This video-essay presents in a fast-paced and emotionally engaging manner a summary of the research project ‘Faces of Evil: Enemy Image Construction in the American Action Film’. In this five-year spanning research project, enemy identities and geopolitical themes were coded out of 180 action films, over a 36-year time period (1981-2016). This was done to capture the genre’s cultural politics and representational strategies that underline the action cinema’s ideological projects. Originating in the cultural hotbed of Reaganite America (Jeffords, 1994) the action film has been often considered as exemplary of jingoist and xenophobic sentiments running through the American socio-political landscape (Tasker, 2015). Most commonly, the genre is linked with themes of American imperialism (Purse, 2011) since its fantasies of military triumph aligns with contemporary discourses on ‘otherness’ and conflict.
Central in this study was Roger Stahl’s notion of ‘the weaponized gaze’. In Through the Crosshairs: War, Visual Culture, and the Weaponized Gaze (2018), Stahl delivers a critical treatment of how Hollywood cinema has increasingly embedded spectator enjoyment into the destructive logic of military weaponry. The point of view of guns, missiles, surveillance cameras and predator drones has become an ubiquitous element within many genres. Particularly the action film seems to be embedded in this visual regime, as many of the genre’s spectacular thrills are grafted on the destructive potential of modern warfare and its technological developments (O’Brien, 2012). As the border between camera and weapon blurs, the perception of what lays in front of the weapon’s scope also changes. By perceiving the world through the lens of a crosshair, the spectator is implored to ‘search and destroy’ together with the action hero. In the process, these films construct a series of enemy images that demonize ethnic and national ‘others’ to the American national self. Moreover, the logic of the weapon helps to transform the imperialist violence of the action hero into a politically legitime and entertaining spectator experience.
By way of making a thematic collage of the different representational strategies that run throughout a large sample of action films, Shoot to Kill affectively communicate how the weaponize gaze of the action film imbues a sense of moral legitimacy and military might onto the national self. What does the action film see? And which type of action does this mode of perception demand? Firstly, I aim to deconstruct how action films glorify military might and strategies of surveillance. The genre’s infatuation with the enforcement of American imperialist power is put on display by focusing on moments in which the cogs of the American war machine are turning at full speed. Action films have a compulsion to record, map or exhibit, and in doing so outline a series of exotic others and evil enemies. Stereotypes and other cultural connotations evidently form a part of such regimes of representation, therefore the use of identities and place in the genre is put forward next. After this, I outline the action film’s array of methods to dehumanize enemy others by editing together several of these strategies. Audiovisual regimes, such as abstraction, are tackled by focusing on the role of masks, masses and other methods of deindividualization. Another such strategy lies in focusing on different ways in which the enemy is visualized. Through the use of color, composition, lighting, acting codes, camera angles, musical motifs, iconographic themes and other aspects of the film’s mise-en-scène, cinematography and sound design, the look of evil can be convincingly given shape. The essay ends by satirizing the scenes of celebration that often follow these films’ heroic violence.

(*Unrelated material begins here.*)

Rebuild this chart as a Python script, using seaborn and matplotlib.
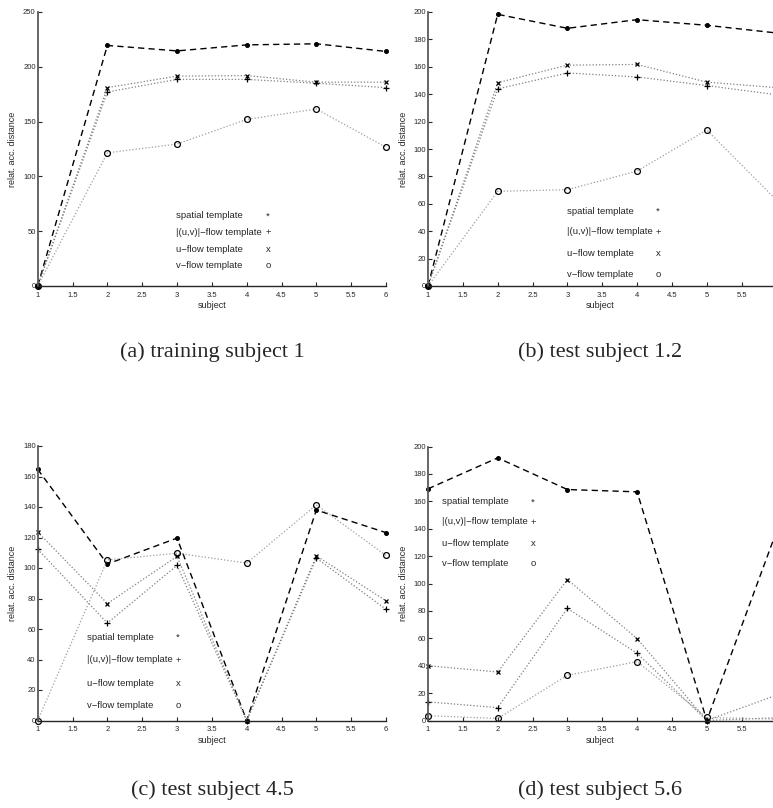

By identifying the many villains that are placed in the visor of the hero’s brand of ‘righteous’ violence, some of the precariousness that was robbed from these enemies might be given back. Shoot to Kill asks its viewer in what precisely the action hero's status of herohood lies. Without the help of generic conventions, affective logics and different stylistic systems the rhetoric of the action film falls flat and its heroes are revealed as the very weapons of mass destruction they supposedly seek to destroy.
Jeffords, S. (1994). Hard bodies: Hollywood masculinity in the Reagan era. New Brunswick, NJ: Rutgers University Press.
O'Brien, H. (2012). Action movies: The cinema of striking back (Vol. 51). New York, NY: Columbia University Press
Purse, L. (2011). Contemporary action cinema. Edinburgh: Edinburgh University Press.
Stahl, R. (2018). Through the Crosshairs: War, Visual Culture, and the Weaponized Gaze. New Brunswick, NJ: Rutgers University Press.
Tasker, Y. (2015). The Hollywood action and adventure film. Hoboken, NJ: John Wiley & Sons.
Lennart Soberon is a post-doctoral researcher at the Vrije Universiteit Brussel (VUB) and artistic coordinator of non-profit arthouse KASKcinema, Ghent (BE). His prior research project focused on enemy image construction in the American action film. In this research he combined a longitudinal study of Hollywood screen villains since the 1980 with a neoformalist analysis on cinematic practices of vilification. Apart from working on themes of enemy making and ‘othering’, he has also published on themes of genre, emotion, masculinity, and spectacle. He is currently part of an ERC-funded project on the cinematic representation of European border regions.